In the meantime, lawsuits are flying to challenge the part of the Affordable Care Act requiring contraceptive coverage in employee health care plans. Rulings in the lower courts are all over the place, and so the matter seems likely to end up in the U.S. Supreme Court.
The theme here is: Times Change. If the justices rule against the birth-control requirement, they will only be delaying the inevitable.
The Book of Leviticus calls for executing adulterers. We don’t kill adulterers today, though some cultures still execute the women involved. (In the United States, even a light stoning would bring charges of assault.)
There was a time when Medicare went against the conservative creed. For many, fighting the birth-control mandate seems another means of harassing the health care reforms.
In 1961, Ronald Reagan bashed the proposed Medicare program in a recording titled, “Ronald Reagan speaks out against SOCIALIZED MEDICINE.” He melodramatically warned that if Medicare wasn’t stopped, “you and I are going to spend our sunset years telling our children and our children’s children what it once was like in America when men were free.”
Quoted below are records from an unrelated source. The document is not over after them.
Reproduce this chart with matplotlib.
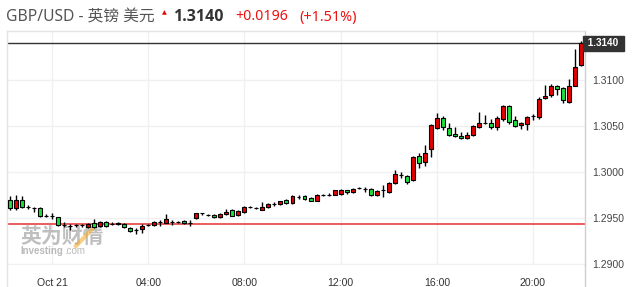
import matplotlib
matplotlib.use("Agg")
import matplotlib.pyplot as plt
import pandas as pd
from matplotlib.lines import Line2D
from matplotlib.transforms import blended_transform_factory

# ---------------- data (GBP/USD, 15-minute candles) ----------------
start_time = "2020-10-20 22:15"
n_candles = 96
day_start = "2020-10-21 00:00"

opens = [1.2970, 1.2961, 1.2970, 1.2962, 1.2961, 1.2961, 1.2952, 1.2952, 1.2951, 1.2942,
         1.2941, 1.2942, 1.2942, 1.2940, 1.2945, 1.2941, 1.2946, 1.2944, 1.2943, 1.2944,
         1.2939, 1.2937, 1.2938, 1.2942, 1.2942, 1.2946, 1.2945, 1.2946, 1.2946, 1.2947,
         1.2945, 1.2950, 1.2955, 1.2953, 1.2953, 1.2951, 1.2954, 1.2959, 1.2953, 1.2957,
         1.2962, 1.2961, 1.2959, 1.2962, 1.2965, 1.2965, 1.2970, 1.2966, 1.2973, 1.2974,
         1.2972, 1.2969, 1.2975, 1.2975, 1.2975, 1.2976, 1.2980, 1.2978, 1.2983, 1.2982,
         1.2982, 1.2975, 1.2980, 1.2978, 1.2988, 1.2997, 1.2996, 1.2991, 1.3017, 1.3011,
         1.3025, 1.3048, 1.3059, 1.3048, 1.3041, 1.3039, 1.3037, 1.3040, 1.3049, 1.3053,
         1.3053, 1.3049, 1.3058, 1.3072, 1.3057, 1.3051, 1.3052, 1.3061, 1.3060, 1.3080,
         1.3084, 1.3094, 1.3091, 1.3076, 1.3094, 1.3116]
highs = [1.2974, 1.2975, 1.2974, 1.2964, 1.2962, 1.2962, 1.2954, 1.2955, 1.2951, 1.2946,
         1.2943, 1.2943, 1.2943, 1.2945, 1.2949, 1.2947, 1.2947, 1.2946, 1.2946, 1.2945,
         1.2940, 1.2939, 1.2943, 1.2944, 1.2947, 1.2948, 1.2954, 1.2948, 1.2947, 1.2948,
         1.2948, 1.2956, 1.2956, 1.2954, 1.2954, 1.2956, 1.2960, 1.2960, 1.2959, 1.2963,
         1.2963, 1.2962, 1.2967, 1.2966, 1.2967, 1.2969, 1.2971, 1.2975, 1.2975, 1.2975,
         1.2973, 1.2976, 1.2976, 1.2977, 1.2981, 1.2982, 1.2981, 1.2983, 1.2984, 1.2984,
         1.2983, 1.2980, 1.2986, 1.2989, 1.3002, 1.3000, 1.2997, 1.3017, 1.3021, 1.3029,
         1.3052, 1.3064, 1.3061, 1.3053, 1.3049, 1.3044, 1.3044, 1.3051, 1.3065, 1.3062,
         1.3058, 1.3061, 1.3073, 1.3073, 1.3061, 1.3054, 1.3061, 1.3063, 1.3082, 1.3095,
         1.3096, 1.3095, 1.3092, 1.3101, 1.3134, 1.3142]
lows = [1.2959, 1.2959, 1.2961, 1.2960, 1.2957, 1.2951, 1.2951, 1.2949, 1.2941, 1.2940,
        1.2937, 1.2940, 1.2940, 1.2939, 1.2939, 1.2940, 1.2940, 1.2942, 1.2942, 1.2939,
        1.2935, 1.2933, 1.2934, 1.2941, 1.2941, 1.2941, 1.2945, 1.2942, 1.2945, 1.2944,
        1.2941, 1.2949, 1.2953, 1.2952, 1.2950, 1.2950, 1.2953, 1.2952, 1.2952, 1.2956,
        1.2961, 1.2960, 1.2959, 1.2961, 1.2963, 1.2964, 1.2965, 1.2965, 1.2971, 1.2970,
        1.2968, 1.2968, 1.2974, 1.2974, 1.2975, 1.2975, 1.2976, 1.2977, 1.2982, 1.2978,
        1.2974, 1.2974, 1.2973, 1.2977, 1.2987, 1.2993, 1.2987, 1.2990, 1.3004, 1.3007,
        1.3016, 1.3047, 1.3046, 1.3039, 1.3038, 1.3036, 1.3036, 1.3039, 1.3048, 1.3052,
        1.3047, 1.3046, 1.3055, 1.3052, 1.3049, 1.3047, 1.3046, 1.3057, 1.3058, 1.3079,
        1.3082, 1.3084, 1.3075, 1.3075, 1.3093, 1.3115]
closes = [1.2961, 1.2970, 1.2962, 1.2962, 1.2961, 1.2952, 1.2952, 1.2952, 1.2942, 1.2942,
          1.2941, 1.2942, 1.2942, 1.2944, 1.2940, 1.2946, 1.2941, 1.2944, 1.2945, 1.2940,
          1.2936, 1.2937, 1.2941, 1.2942, 1.2946, 1.2946, 1.2949, 1.2946, 1.2946, 1.2945,
          1.2945, 1.2955, 1.2955, 1.2953, 1.2951, 1.2954, 1.2957, 1.2952, 1.2958, 1.2962,
          1.2962, 1.2961, 1.2962, 1.2965, 1.2965, 1.2968, 1.2966, 1.2974, 1.2973, 1.2971,
          1.2969, 1.2975, 1.2975, 1.2975, 1.2980, 1.2981, 1.2978, 1.2982, 1.2983, 1.2982,
          1.2975, 1.2979, 1.2980, 1.2988, 1.2998, 1.2997, 1.2989, 1.3016, 1.3010, 1.3021,
          1.3051, 1.3059, 1.3049, 1.3040, 1.3039, 1.3037, 1.3040, 1.3050, 1.3053, 1.3053,
          1.3049, 1.3059, 1.3072, 1.3054, 1.3050, 1.3053, 1.3060, 1.3061, 1.3079, 1.3083,
          1.3094, 1.3090, 1.3078, 1.3094, 1.3114, 1.3140]

prev_close = 1.2944
last_price = 1.3140
change = "+0.0196"
change_pct = "(+1.51%)"
title_name = "GBP/USD - 英镑 美元"

y_ticks = [1.2900, 1.2950, 1.3000, 1.3050, 1.3100]
x_tick_hours = [0, 4, 8, 12, 16, 20]
x_tick_labels = ["Oct 21", "04:00", "08:00", "12:00", "16:00", "20:00"]

# ---------------- figure ----------------
W, H = 632, 287
fig = plt.figure(figsize=(W / 100, H / 100), dpi=100)
fig.patch.set_facecolor("white")

def fx(px):
    return px / W

def fy(py):
    return 1 - py / H

ax_left, ax_right, ax_top, ax_bot = 7, 585, 31, 264.5
ax = fig.add_axes([fx(ax_left), fy(ax_bot), fx(ax_right - ax_left), (ax_bot - ax_top) / H])
ax.set_facecolor("white")

times = pd.date_range(start_time, periods=n_candles, freq="15min")
x = ((times - pd.Timestamp(day_start)) / pd.Timedelta(hours=1)).to_numpy()

UP = "#e60000"
DOWN = "#1ee03c"
body_w = 0.165

for xi, o, h, l, c in zip(x, opens, highs, lows, closes):
    ax.vlines(xi, l, h, color="black", linewidth=1.0, zorder=3)
    if c > o:
        col = UP
    elif c < o:
        col = DOWN
    else:
        col = "black"
    ax.bar(xi, abs(c - o), bottom=min(o, c), width=body_w, color=col,
           edgecolor="black", linewidth=0.8, zorder=4)

ax.set_xlim(-1.871, 22.163)
ax.set_ylim(1.28995, 1.31533)

# grid
for yt in y_ticks:
    ax.axhline(yt, color="#f0f0f0", linewidth=1, zorder=0)
for xt in x_tick_hours:
    ax.axvline(xt, color="#f0f0f0", linewidth=1, zorder=0)

# previous close & last price lines
ax.axhline(prev_close, color="#e83030", linewidth=1.1, zorder=2)
ax.axhline(last_price, color="#333333", linewidth=1.0, zorder=2)

# ticks
ax.set_yticks(y_ticks)
ax.set_yticklabels([f"{v:.4f}" for v in y_ticks])
ax.yaxis.tick_right()
ax.tick_params(axis="y", length=0, pad=5, labelsize=7.5, labelcolor="#444444")
ax.set_xticks(x_tick_hours)
ax.set_xticklabels(x_tick_labels)
ax.tick_params(axis="x", length=0, pad=10, labelsize=7.6, labelcolor="#333333")
for lab in ax.get_xticklabels() + ax.get_yticklabels():
    lab.set_fontfamily(["Liberation Sans", "DejaVu Sans"])

ax.spines["bottom"].set_visible(False)
ax.spines["top"].set_color("#e4e4e4")
ax.spines["left"].set_color("#e4e4e4")
ax.spines["right"].set_color("#cfcfcf")
for s in ["top", "left", "right"]:
    ax.spines[s].set_linewidth(1)

# frame extension to bottom of image
fig.add_artist(Line2D([fx(ax_left), fx(ax_left)], [fy(ax_bot), 0], color="#e4e4e4", lw=1))
fig.add_artist(Line2D([fx(ax_right), fx(ax_right)], [fy(ax_bot), 0], color="#cfcfcf", lw=1))

# last price tag
trans = blended_transform_factory(ax.transAxes, ax.transData)
ax.text(1.0, last_price, " 1.3140 ", transform=trans, ha="left", va="center",
        color="white", fontsize=7.2, fontweight="bold", family=["Liberation Sans", "DejaVu Sans"],
        bbox=dict(boxstyle="square,pad=0.25", fc="#333333", ec="#333333"), zorder=10,
        clip_on=False)

# header
hdr_y = fy(17)
cjk = ["Noto Sans", "Noto Sans CJK SC", "DejaVu Sans"]
fig.text(fx(6), hdr_y, title_name, ha="left", va="center", fontsize=11.3,
         color="#555555", family=cjk)
fig.text(fx(164), fy(13), "▲", ha="center", va="center", fontsize=4.5,
         color="#e60000", family=["DejaVu Sans"])
fig.text(fx(173), hdr_y, f"{last_price:.4f}", ha="left", va="center", fontsize=11.5,
         fontweight="bold", color="#333333", family=["Open Sans", "Liberation Sans", "DejaVu Sans"])
fig.text(fx(235), hdr_y, change, ha="left", va="center", fontsize=10.2,
         color="#ee1111", family=cjk)
fig.text(fx(299), hdr_y, change_pct, ha="left", va="center", fontsize=10.4,
         color="#ee1111", family=cjk)

# watermark
ax.text(fx(20), fy(236), "英为财情", transform=fig.transFigure, ha="left", va="center",
        fontsize=15, fontweight="bold", color="#8c8c8c", alpha=0.55,
        family=["Noto Sans CJK SC"], zorder=1)
ax.add_line(Line2D([fx(76), fx(93)], [fy(246), fy(228)], transform=fig.transFigure,
                   color="#f5a623", lw=3, alpha=0.55, zorder=1, clip_on=False))
ax.text(fx(20), fy(251.5), "Investing", transform=fig.transFigure, ha="left", va="center",
        fontsize=7, fontweight="bold", color="#8c8c8c", alpha=0.6,
        family=["Liberation Sans", "DejaVu Sans"], zorder=1)
ax.text(fx(64), fy(251.5), ".com", transform=fig.transFigure, ha="left", va="center",
        fontsize=7, color="#8c8c8c", alpha=0.6,
        family=["Liberation Sans", "DejaVu Sans"], zorder=1)

fig.savefig("out.png", dpi=100, facecolor="white")
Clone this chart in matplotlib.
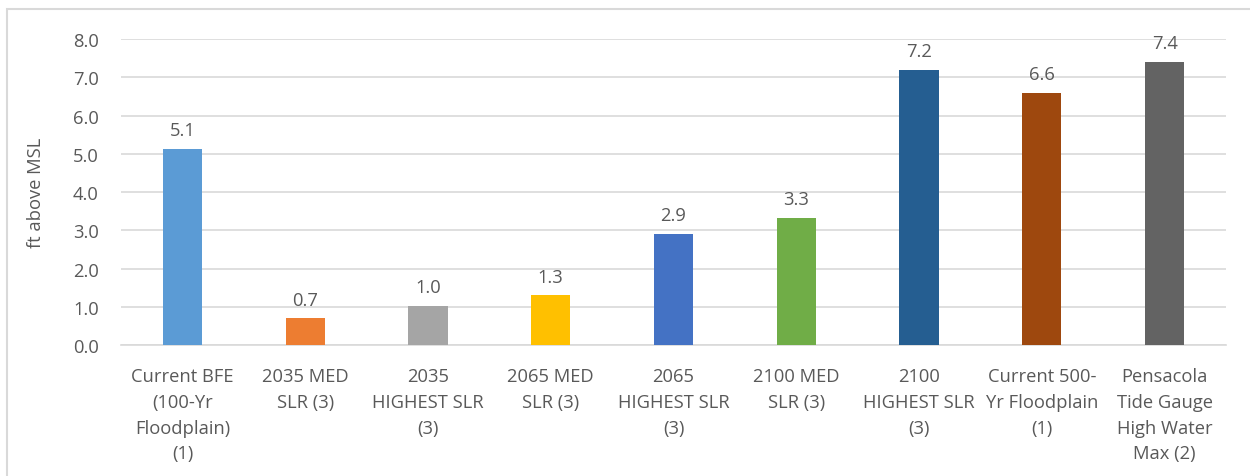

Today, nearly 50 years after the program’s creation, most conservatives talk of “saving” the program for future generations.
Their idea of saving it might be letting private insurers cut the guts out of benefits. They might want means-testing to the point that Medicare becomes a program for the poor — and Americans with money won’t care whether it lives or dies. Neither approach would leave Medicare the universal benefit most Americans know and cherish, but no serious politician tars it as a path to socialist dictatorship.
Yes, contraception is a somewhat different situation. It goes against Roman Catholic doctrine, even though the vast majority of Catholic women have used birth control without apology. Church leaders challenge the part of ObamaCare requiring such coverage for employees at their hospitals, colleges and charities.
Accommodating people of faith — and some evangelicals oppose birth control, as well — would seem a reasonable thing to do. But only up to a point. I recall a conversation not long ago with a Christian Brother, member of a male religious community within the Catholic Church that does wonderful work with young people. One case involved the daughter of an impoverished immigrant having her second baby at age 16.
I asked him, “Shouldn’t she be getting in touch with birth control?” He shrugged and pointed to his collar. I was not sure whether his shrug meant, “Yes, but I’m not allowed,” or, “You know I don’t believe in birth control.”
To me, the most humane approach would have been to get this girl a health care provider able to dispense contraceptives. Sure, female lawyers, teachers and middle-class homemakers could pay extra for their own, if it came down to that (and it shouldn’t). But the poor most need this kind of coverage. Given the economic and social afflictions tied to unplanned teenage pregnancies, it would also seem a compelling state interest.
Note that I didn’t get into the feminist argument here, though one can be made. Let’s keep this simple: Contraception is so obviously a basic in any health care plan. It’s only a matter of time before we stop making an issue out of it. May that time be short.